> **Data section**:
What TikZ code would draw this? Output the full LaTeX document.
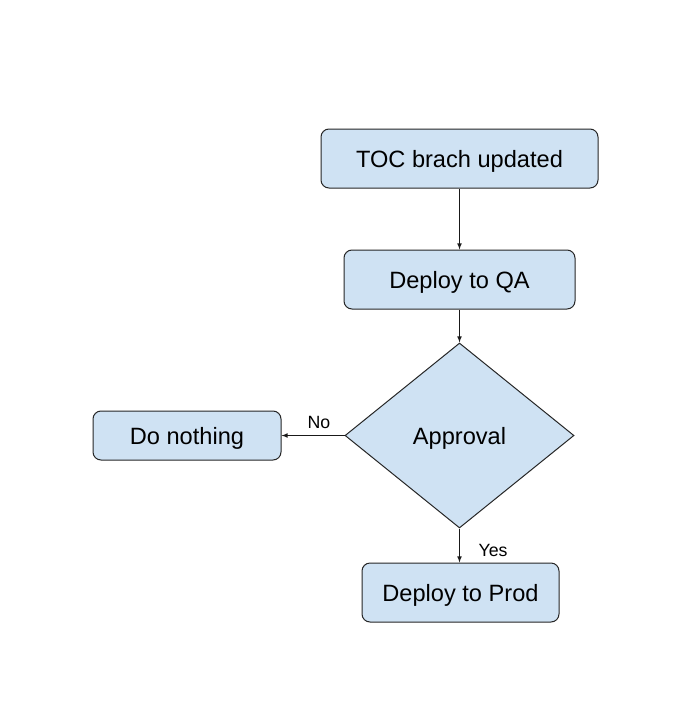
\documentclass[tikz,border=0pt]{standalone}
\usepackage{fontspec}
\setmainfont{Liberation Sans}
\usetikzlibrary{arrows,shapes.geometric}
\definecolor{boxblue}{HTML}{CFE2F3}

\begin{document}
\begin{tikzpicture}[>=latex,x=0.75pt,y=-0.75pt,
	box/.style={draw=black!85,fill=boxblue,line width=0.75pt,rounded corners=6pt,
		inner sep=0pt,text depth=0pt,font=\fontsize{17.7}{21}\selectfont},
	decision/.style={diamond,draw=black!85,fill=boxblue,line width=0.75pt,
		inner sep=0pt,text depth=0pt,font=\fontsize{17.7}{21}\selectfont},
	lbl/.style={font=\fontsize{13.3}{16}\selectfont},
	flow/.style={->,line width=0.6pt,black!90}]

\useasboundingbox (0,0) rectangle (687,721);

\node[box,minimum width=207.75pt,minimum height=44.25pt] (toc) at (459.5,158.5) {TOC brach updated};
\node[box,minimum width=173.25pt,minimum height=44.25pt] (qa) at (459.5,279.5) {Deploy to QA};
\node[decision,minimum width=171.75pt,minimum height=138.75pt] (appr) at (459.5,435.5) {Approval};
\node[box,minimum width=141pt,minimum height=36.75pt] (nothing) at (187,435.5) {Do nothing};
\node[box,minimum width=147.75pt,minimum height=44.25pt] (prod) at (460.5,592.5) {Deploy to Prod};

\draw[flow] (toc) -- (qa);
\draw[flow] (qa) -- (appr);
\draw[flow] (appr.west) -- (nothing.east);
\draw[flow] (appr.south) -- (appr.south |- prod.north);

\node[lbl] (no) at (319,422) {No};
\node[lbl] (yes) at (493,550) {Yes};

\end{tikzpicture}
\end{document}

> **The request**:
Restate each line from the start of the listing through the line bearing "(0,0) rectangle (687,721);" word for word. Drop the pictures.

> **Exercise output**:
What TikZ code would draw this? Output the full LaTeX document.
\documentclass[tikz,border=0pt]{standalone}
\usepackage{fontspec}
\setmainfont{Liberation Sans}
\usetikzlibrary{arrows,shapes.geometric}
\definecolor{boxblue}{HTML}{CFE2F3}

\begin{document}
\begin{tikzpicture}[>=latex,x=0.75pt,y=-0.75pt,
	box/.style={draw=black!85,fill=boxblue,line width=0.75pt,rounded corners=6pt,
		inner sep=0pt,text depth=0pt,font=\fontsize{17.7}{21}\selectfont},
	decision/.style={diamond,draw=black!85,fill=boxblue,line width=0.75pt,
		inner sep=0pt,text depth=0pt,font=\fontsize{17.7}{21}\selectfont},
	lbl/.style={font=\fontsize{13.3}{16}\selectfont},
	flow/.style={->,line width=0.6pt,black!90}]

\useasboundingbox (0,0) rectangle (687,721);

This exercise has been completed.